Written request>
Find and return each line containing "this".

Data provided>
══════════

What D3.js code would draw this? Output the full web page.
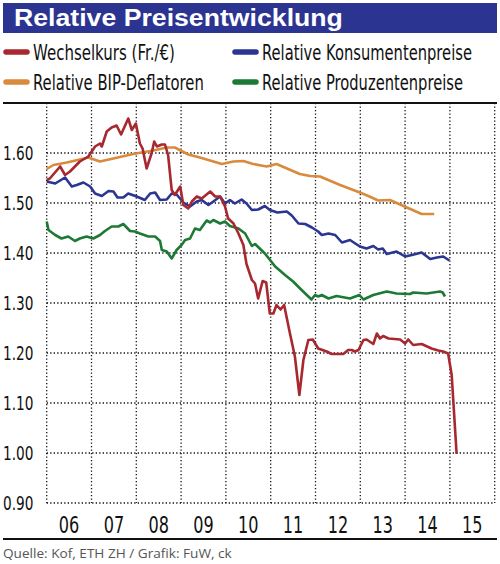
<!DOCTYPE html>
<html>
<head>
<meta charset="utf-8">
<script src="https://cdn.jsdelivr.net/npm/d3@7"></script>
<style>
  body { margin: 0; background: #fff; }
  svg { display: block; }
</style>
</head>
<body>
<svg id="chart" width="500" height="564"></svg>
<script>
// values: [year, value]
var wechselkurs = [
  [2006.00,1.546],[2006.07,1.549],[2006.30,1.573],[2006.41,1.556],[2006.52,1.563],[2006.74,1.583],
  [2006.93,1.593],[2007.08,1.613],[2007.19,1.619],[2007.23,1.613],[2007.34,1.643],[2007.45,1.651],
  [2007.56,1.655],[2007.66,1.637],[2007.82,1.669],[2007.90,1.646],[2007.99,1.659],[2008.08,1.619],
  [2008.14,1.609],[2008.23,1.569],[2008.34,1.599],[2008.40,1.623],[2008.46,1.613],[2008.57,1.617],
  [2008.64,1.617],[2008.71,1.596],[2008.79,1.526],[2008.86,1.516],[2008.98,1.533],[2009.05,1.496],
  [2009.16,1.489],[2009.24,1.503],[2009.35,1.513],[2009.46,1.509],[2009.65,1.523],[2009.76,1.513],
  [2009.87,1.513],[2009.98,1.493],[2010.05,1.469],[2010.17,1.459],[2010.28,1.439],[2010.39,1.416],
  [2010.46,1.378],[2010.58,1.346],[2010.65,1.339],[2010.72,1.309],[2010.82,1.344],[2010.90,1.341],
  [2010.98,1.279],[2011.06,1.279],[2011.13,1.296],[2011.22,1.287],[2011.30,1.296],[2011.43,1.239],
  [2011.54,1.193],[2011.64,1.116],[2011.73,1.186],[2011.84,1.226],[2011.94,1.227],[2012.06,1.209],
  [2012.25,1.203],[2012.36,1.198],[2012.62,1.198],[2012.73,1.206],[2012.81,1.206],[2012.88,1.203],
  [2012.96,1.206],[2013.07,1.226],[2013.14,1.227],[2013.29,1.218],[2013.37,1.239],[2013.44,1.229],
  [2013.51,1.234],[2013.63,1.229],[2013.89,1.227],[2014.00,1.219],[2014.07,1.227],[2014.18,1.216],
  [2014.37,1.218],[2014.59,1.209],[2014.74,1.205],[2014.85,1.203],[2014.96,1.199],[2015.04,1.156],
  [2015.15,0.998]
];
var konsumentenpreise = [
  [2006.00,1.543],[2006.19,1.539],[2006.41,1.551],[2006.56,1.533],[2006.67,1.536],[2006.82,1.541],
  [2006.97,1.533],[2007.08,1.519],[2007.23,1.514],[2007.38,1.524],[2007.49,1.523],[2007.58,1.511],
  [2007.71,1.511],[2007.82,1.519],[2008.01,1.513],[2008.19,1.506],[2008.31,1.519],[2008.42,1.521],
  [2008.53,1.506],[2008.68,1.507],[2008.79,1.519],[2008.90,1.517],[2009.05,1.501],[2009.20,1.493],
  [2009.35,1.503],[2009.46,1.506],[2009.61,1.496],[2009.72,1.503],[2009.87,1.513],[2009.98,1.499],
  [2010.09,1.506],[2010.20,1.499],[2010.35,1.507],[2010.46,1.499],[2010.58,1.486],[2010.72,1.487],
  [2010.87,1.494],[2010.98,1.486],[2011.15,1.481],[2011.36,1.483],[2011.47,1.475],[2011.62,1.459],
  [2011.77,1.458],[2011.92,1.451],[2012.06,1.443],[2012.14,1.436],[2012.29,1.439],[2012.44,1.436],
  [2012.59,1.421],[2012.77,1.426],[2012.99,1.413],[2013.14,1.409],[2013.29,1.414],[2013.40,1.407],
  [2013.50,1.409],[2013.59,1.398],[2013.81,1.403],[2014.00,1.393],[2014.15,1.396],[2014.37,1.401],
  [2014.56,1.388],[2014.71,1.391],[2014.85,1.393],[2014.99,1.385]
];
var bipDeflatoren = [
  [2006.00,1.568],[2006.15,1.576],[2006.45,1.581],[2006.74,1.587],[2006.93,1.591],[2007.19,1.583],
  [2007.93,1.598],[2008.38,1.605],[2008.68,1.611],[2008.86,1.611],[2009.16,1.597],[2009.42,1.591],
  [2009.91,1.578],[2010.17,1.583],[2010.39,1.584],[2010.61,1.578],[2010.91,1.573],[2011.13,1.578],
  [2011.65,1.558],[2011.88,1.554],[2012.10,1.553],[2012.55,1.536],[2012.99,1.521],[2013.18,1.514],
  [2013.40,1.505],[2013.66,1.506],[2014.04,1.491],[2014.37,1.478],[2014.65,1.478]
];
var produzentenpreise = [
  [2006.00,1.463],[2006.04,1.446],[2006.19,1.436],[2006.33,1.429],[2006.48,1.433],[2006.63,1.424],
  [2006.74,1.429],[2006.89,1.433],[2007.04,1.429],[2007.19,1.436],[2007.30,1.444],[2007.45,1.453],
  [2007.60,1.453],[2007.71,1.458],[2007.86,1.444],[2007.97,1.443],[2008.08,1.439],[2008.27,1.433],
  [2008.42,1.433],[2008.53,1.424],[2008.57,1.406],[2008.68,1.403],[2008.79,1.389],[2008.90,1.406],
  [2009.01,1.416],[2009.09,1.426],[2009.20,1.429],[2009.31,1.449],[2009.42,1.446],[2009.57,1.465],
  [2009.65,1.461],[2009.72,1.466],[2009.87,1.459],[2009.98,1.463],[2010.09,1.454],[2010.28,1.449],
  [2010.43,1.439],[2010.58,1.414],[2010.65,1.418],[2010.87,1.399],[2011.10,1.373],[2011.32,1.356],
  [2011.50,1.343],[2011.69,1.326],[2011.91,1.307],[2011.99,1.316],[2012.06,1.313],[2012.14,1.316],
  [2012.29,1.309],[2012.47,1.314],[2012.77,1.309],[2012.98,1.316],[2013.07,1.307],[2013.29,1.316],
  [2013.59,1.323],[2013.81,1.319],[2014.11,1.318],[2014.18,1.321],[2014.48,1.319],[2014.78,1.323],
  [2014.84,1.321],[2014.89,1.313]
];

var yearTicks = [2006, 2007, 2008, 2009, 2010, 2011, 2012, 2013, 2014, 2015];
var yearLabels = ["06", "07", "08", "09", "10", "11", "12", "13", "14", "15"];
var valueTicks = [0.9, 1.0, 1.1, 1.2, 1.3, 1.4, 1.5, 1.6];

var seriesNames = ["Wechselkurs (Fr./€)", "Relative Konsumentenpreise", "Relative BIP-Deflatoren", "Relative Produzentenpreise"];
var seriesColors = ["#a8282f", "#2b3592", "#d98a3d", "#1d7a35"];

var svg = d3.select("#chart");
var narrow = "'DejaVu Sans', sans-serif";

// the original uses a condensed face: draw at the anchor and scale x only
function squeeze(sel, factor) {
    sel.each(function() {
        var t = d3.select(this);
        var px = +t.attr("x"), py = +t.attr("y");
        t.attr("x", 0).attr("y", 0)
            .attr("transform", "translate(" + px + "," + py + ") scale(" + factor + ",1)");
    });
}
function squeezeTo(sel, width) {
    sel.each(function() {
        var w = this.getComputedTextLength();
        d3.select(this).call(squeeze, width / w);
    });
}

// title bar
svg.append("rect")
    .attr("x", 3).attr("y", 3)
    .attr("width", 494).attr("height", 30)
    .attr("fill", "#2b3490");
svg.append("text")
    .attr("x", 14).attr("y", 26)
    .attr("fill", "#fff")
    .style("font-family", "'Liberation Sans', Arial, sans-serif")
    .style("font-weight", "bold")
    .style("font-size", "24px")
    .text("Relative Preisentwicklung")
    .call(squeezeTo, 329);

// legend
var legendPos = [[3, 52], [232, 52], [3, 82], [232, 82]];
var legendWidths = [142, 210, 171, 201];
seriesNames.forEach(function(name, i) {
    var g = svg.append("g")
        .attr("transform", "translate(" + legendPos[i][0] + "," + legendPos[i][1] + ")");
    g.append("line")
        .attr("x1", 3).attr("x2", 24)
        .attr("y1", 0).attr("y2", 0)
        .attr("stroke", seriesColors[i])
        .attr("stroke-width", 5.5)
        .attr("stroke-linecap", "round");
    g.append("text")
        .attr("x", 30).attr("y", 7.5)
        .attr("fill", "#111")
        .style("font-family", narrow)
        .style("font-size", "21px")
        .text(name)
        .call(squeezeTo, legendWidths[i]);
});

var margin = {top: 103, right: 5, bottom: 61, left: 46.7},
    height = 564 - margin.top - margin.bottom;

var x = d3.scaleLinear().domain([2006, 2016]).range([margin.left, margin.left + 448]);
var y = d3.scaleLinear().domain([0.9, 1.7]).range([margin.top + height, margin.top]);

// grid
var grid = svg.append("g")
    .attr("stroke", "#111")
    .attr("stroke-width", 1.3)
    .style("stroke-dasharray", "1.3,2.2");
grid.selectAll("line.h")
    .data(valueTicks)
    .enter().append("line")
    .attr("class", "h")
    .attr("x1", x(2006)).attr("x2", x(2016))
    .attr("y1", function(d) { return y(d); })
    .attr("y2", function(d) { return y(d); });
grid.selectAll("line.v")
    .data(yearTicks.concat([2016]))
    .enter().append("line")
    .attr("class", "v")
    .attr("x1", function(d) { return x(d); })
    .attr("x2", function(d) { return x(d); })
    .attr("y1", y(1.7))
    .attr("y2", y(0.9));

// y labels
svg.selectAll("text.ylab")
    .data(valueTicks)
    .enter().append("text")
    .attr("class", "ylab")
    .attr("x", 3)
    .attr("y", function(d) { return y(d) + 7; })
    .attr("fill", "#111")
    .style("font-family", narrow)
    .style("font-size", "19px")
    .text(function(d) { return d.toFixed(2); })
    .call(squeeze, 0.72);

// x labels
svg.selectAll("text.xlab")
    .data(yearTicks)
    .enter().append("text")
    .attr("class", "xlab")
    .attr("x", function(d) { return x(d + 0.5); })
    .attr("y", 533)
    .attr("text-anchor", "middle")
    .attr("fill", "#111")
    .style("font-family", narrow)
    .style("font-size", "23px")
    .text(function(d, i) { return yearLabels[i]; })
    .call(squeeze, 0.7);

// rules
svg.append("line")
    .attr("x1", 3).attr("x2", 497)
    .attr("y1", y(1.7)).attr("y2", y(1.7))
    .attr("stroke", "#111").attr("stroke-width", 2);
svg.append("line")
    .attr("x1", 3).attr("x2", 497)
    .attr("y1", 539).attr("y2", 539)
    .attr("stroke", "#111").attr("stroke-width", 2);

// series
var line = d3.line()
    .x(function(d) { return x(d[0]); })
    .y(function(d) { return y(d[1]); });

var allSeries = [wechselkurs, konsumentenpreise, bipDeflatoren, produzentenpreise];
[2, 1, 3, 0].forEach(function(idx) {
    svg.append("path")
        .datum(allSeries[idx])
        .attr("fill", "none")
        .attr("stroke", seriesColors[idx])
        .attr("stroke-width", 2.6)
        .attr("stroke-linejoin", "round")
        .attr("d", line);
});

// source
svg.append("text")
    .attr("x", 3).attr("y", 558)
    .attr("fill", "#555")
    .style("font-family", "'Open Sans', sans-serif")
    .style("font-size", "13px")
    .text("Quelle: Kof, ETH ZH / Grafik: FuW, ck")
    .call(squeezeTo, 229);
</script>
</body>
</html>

══════════

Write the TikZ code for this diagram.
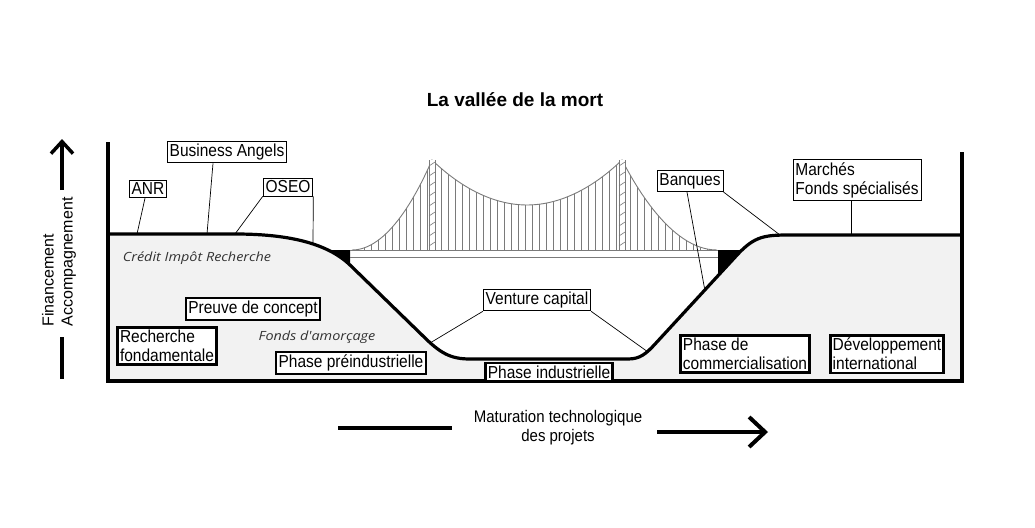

══════════

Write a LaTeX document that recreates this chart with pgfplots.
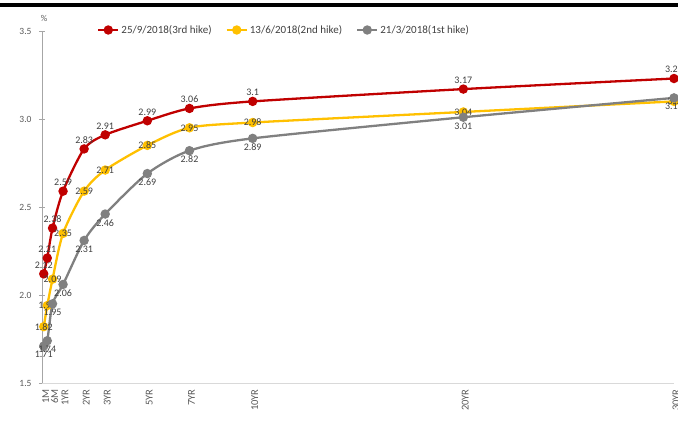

══════════

Answer for the task>
What D3.js code would draw this? Output the full web page.
        var t = d3.select(this);
        var w = this.getComputedTextLength();
        d3.select(this).call(squeeze, width / w);
Write the TikZ code for this diagram.
Write a LaTeX document that recreates this chart with pgfplots.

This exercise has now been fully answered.